In view of the reported resistance to M. enterolobii in three genotypes, it is possible to perform selection for that characteristic, since the genotypes described in this work are also being used in other lines of research, which enables the incorporation of more interest features to the genotype within the breeding programs.

Although some studies have reported resistance in yellow melon to M. incognita and M. javanica (Bitencourt and Silva, 2010; Marques et al., 2012; Galatti et al., 2013; Ito et al., 2014; Lopez-Gomez and Verdejo-Lucas, 2014), there are few studies that show resistance, or even susceptibility for melons in relation to M. enterolobii. The results are promising in view of the scarcity of studies related to this nematode in melon. There are several reports of cultivars of various species resistant to most root-knot nematodes, but susceptible to M. enterolobii. Cantu et al. (2009) evaluated eight tomato rootstocks (Solanum lycopersicum L.) informed as resistant to M. incognita, M. javanica and M. arenaria, and observed that the rootstocks behaved as susceptible to M. enterolobii. A work on the parasitism of this nematode held in cowpea (Vigna unguiculata L.) 'IPA-9', 'IPA 206' and the tomato cultivars ‘Santa Cruz’ and ‘Viradoro’ demonstrated susceptibility reactions (Guimarães et al., 2003).

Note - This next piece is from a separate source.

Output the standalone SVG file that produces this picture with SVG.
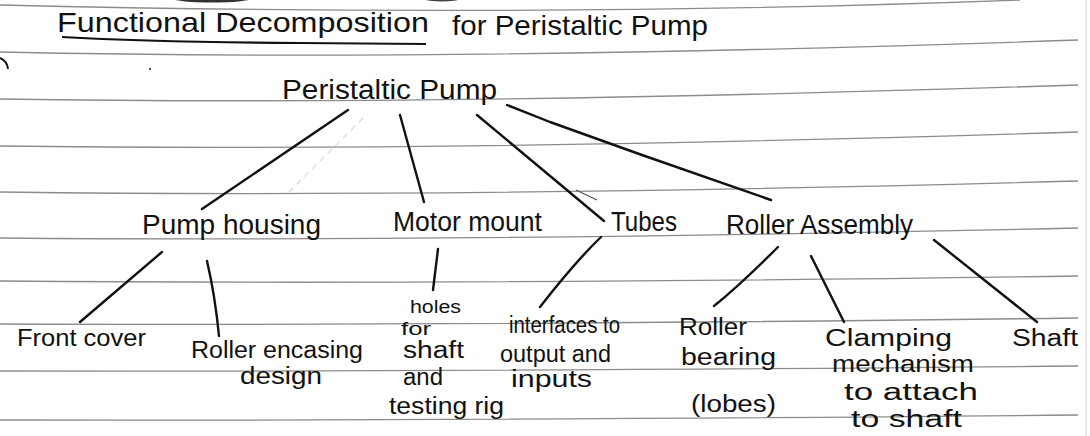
<svg xmlns="http://www.w3.org/2000/svg" width="1090" height="436" viewBox="0 0 1090 436">
  <style>
    .rule { fill: none; stroke: #8c8c8c; stroke-width: 1.3; }
    .conn { fill: none; stroke: #111; stroke-width: 2.4; stroke-linecap: round; stroke-linejoin: round; }
    .t1 { font-family: "Liberation Sans", "DejaVu Sans", sans-serif; font-size: 28px; fill: #111; }
    .t2 { font-family: "Liberation Sans", "DejaVu Sans", sans-serif; font-size: 27px; fill: #111; }
    .t3 { font-family: "Liberation Sans", "DejaVu Sans", sans-serif; font-size: 23px; fill: #111; }
    .t4 { font-family: "Liberation Sans", "DejaVu Sans", sans-serif; font-size: 18px; fill: #111; }
  </style>
  <rect width="1090" height="436" fill="#ffffff"/>
  <g id="paper">
    <path class="rule" d="M 0 5 Q 545 18 1020 0"/>
    <path class="rule" d="M 0 52 Q 450 62 1078 40"/>
    <path class="rule" d="M 0 99 Q 450 106 1078 85"/>
    <path class="rule" d="M 0 146 Q 450 152 1078 132"/>
    <path class="rule" d="M 0 192 Q 450 198 1078 181"/>
    <path class="rule" d="M 0 238 Q 450 242 1078 228"/>
    <path class="rule" d="M 0 281 Q 450 285 1078 276"/>
    <path class="rule" d="M 0 324 Q 450 326 1078 318"/>
    <path class="rule" d="M 0 371 Q 450 372 1078 366"/>
    <path class="rule" d="M 0 420 Q 450 421 1078 415"/>
    <line x1="1086" y1="0" x2="1086" y2="436" stroke="#d4d4d4" stroke-width="1"/>
    <ellipse cx="212" cy="-1" rx="38" ry="3.5" fill="#333"/>
    <ellipse cx="442" cy="-1" rx="17" ry="2.5" fill="#444"/>
    <path d="M 0 58 Q 7 61 8 69" fill="none" stroke="#111" stroke-width="2"/>
    <circle cx="150" cy="69" r="1.2" fill="#555"/>
    <path d="M 363 118 L 285 196" fill="none" stroke="#d8d8d8" stroke-width="1.2" stroke-dasharray="6 5"/>
    <path d="M 576 190 L 597 200" fill="none" stroke="#555" stroke-width="1.2"/>
  </g>
  <g id="title">
    <text class="t1" x="57" y="32" textLength="372" lengthAdjust="spacingAndGlyphs">Functional Decomposition</text>
    <path d="M 62 37 Q 150 42 300 43 L 426 44" fill="none" stroke="#111" stroke-width="2.2"/>
    <text class="t1" x="452" y="35" textLength="256" lengthAdjust="spacingAndGlyphs">for Peristaltic Pump</text>
  </g>
  <g id="connectors">
    <path class="conn" d="M 348 110 L 202 209"/>
    <path class="conn" d="M 400 115 L 424 202"/>
    <path class="conn" d="M 477 115 L 604 221"/>
    <path class="conn" d="M 507 105 L 550 122 L 642 155 L 771 200"/>
    <path class="conn" d="M 162 252 L 80 322"/>
    <path class="conn" d="M 207 261 Q 215 295 219 336"/>
    <path class="conn" d="M 438 249 L 433 290"/>
    <path class="conn" d="M 601 237 Q 575 262 540 307"/>
    <path class="conn" d="M 778 247 Q 740 285 714 306"/>
    <path class="conn" d="M 811 256 L 844 322"/>
    <path class="conn" d="M 934 240 L 1037 322"/>
  </g>
  <g id="node-peristaltic-pump">
    <text class="t2" x="282" y="99" textLength="215" lengthAdjust="spacingAndGlyphs">Peristaltic Pump</text>
  </g>
  <g id="node-pump-housing">
    <text class="t2" x="142" y="234" textLength="179" lengthAdjust="spacingAndGlyphs">Pump housing</text>
  </g>
  <g id="node-motor-mount">
    <text class="t2" x="393" y="231" textLength="149" lengthAdjust="spacingAndGlyphs">Motor mount</text>
  </g>
  <g id="node-tubes">
    <text class="t2" x="611" y="231" textLength="66" lengthAdjust="spacingAndGlyphs">Tubes</text>
  </g>
  <g id="node-roller-assembly">
    <text class="t2" x="726" y="234" textLength="187" lengthAdjust="spacingAndGlyphs">Roller Assembly</text>
  </g>
  <g id="node-front-cover">
    <text class="t3" x="17" y="346" textLength="129" lengthAdjust="spacingAndGlyphs">Front cover</text>
  </g>
  <g id="node-roller-encasing">
    <text class="t3" x="191" y="358" textLength="172" lengthAdjust="spacingAndGlyphs">Roller encasing</text>
    <text class="t3" x="240" y="384" textLength="82" lengthAdjust="spacingAndGlyphs">design</text>
  </g>
  <g id="node-holes">
    <text class="t4" x="410" y="313" textLength="51" lengthAdjust="spacingAndGlyphs">holes</text>
    <text class="t4" x="401" y="335" textLength="30" lengthAdjust="spacingAndGlyphs">for</text>
    <text class="t3" x="403" y="358" textLength="61" lengthAdjust="spacingAndGlyphs">shaft</text>
    <text class="t3" x="403" y="385" textLength="40" lengthAdjust="spacingAndGlyphs">and</text>
    <text class="t3" x="389" y="414" textLength="115" lengthAdjust="spacingAndGlyphs">testing rig</text>
  </g>
  <g id="node-interfaces">
    <text class="t3" x="509" y="333" textLength="111" lengthAdjust="spacingAndGlyphs">interfaces to</text>
    <text class="t3" x="500" y="362" textLength="111" lengthAdjust="spacingAndGlyphs">output and</text>
    <text class="t3" x="511" y="387" textLength="81" lengthAdjust="spacingAndGlyphs">inputs</text>
  </g>
  <g id="node-roller-bearing">
    <text class="t3" x="679" y="335" textLength="68" lengthAdjust="spacingAndGlyphs">Roller</text>
    <text class="t3" x="681" y="365" textLength="95" lengthAdjust="spacingAndGlyphs">bearing</text>
    <text class="t3" x="691" y="412" textLength="85" lengthAdjust="spacingAndGlyphs">(lobes)</text>
  </g>
  <g id="node-clamping">
    <text class="t3" x="825" y="346" textLength="127" lengthAdjust="spacingAndGlyphs">Clamping</text>
    <text class="t3" x="832" y="372" textLength="142" lengthAdjust="spacingAndGlyphs">mechanism</text>
    <text class="t3" x="844" y="400" textLength="134" lengthAdjust="spacingAndGlyphs">to attach</text>
    <text class="t3" x="851" y="427" textLength="111" lengthAdjust="spacingAndGlyphs">to shaft</text>
  </g>
  <g id="node-shaft">
    <text class="t3" x="1012" y="346" textLength="66" lengthAdjust="spacingAndGlyphs">Shaft</text>
  </g>
</svg>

In species of Capsicum spp., only C. frutescens was considered resistant M. enterolobii (Oliveira, 2007). In lettuce, variations of reaction to some root-knot nematode species are also reported (Gomes et al., 2000; Maluf et al., 2002; Carvalho Filho et al., 2008; Silva et al., 2008; Bitencourt and Silva, 2010). According to Yang and Eisenback (1983), melon is a good host for M. enterolobii, making it difficult to manage this crop in fields infested by this pathogen. The evaluation of resistant materials, such as those obtained in this study, allows the identification of promising materials for the rootstocks or to the transfer of resistance genes in subsequent works. According to Peil (2003) grafting has been used in Cucurbitaceae vegetable crops (watermelon, melon, cucumber and pumpkin) in Brazil, which have features that enables grafting.

In this study, the genotypes (Vendrantais, PI 140471, PI 432398, PI 420150, PI 5322830, PMR-5, PI 157082, WMR-29, Charentais Fom 1, PI 420145, C160, CNPH 01- 930, Nantais Oblong, PMR-45, PMR- 6, along with the cultivars 'Louis' and 'Fantasy') increased the initial population, being classified as susceptible, and three genotypes (PI 414723, AC 29, and PI 124112) did not increased the initial population, and are therefore resistant. Thus, it was found resistant genotypes to this nematode, however none is immune. Immunity is characterized by interactions between the host and pathogen, being the host the plants exposed to the pathogen, which produces defense substances (Williamson, 1999; Williamson and Kumar, 2006). The resistance of melon genotypes can be further assessed in heritage studies, as the resistance genes are usually specific, contemplating few species of Meloidogyne, at where the resistance can be conferred by one, a few or many genes (Williamson and Roberts, 2009). From the results obtained in this work, further studies on melon breeding programs with PI 414723, AC 29, and PI 124112, resistant to M. enterolobii, is possible.

The authors have not declared any conflict of interests.

The authors acknowledge the support of the Universidade Estadual Paulista (UNESP) and the Coordenação de Aperfeiçoamento de Pessoal de Nível Superior (CAPES).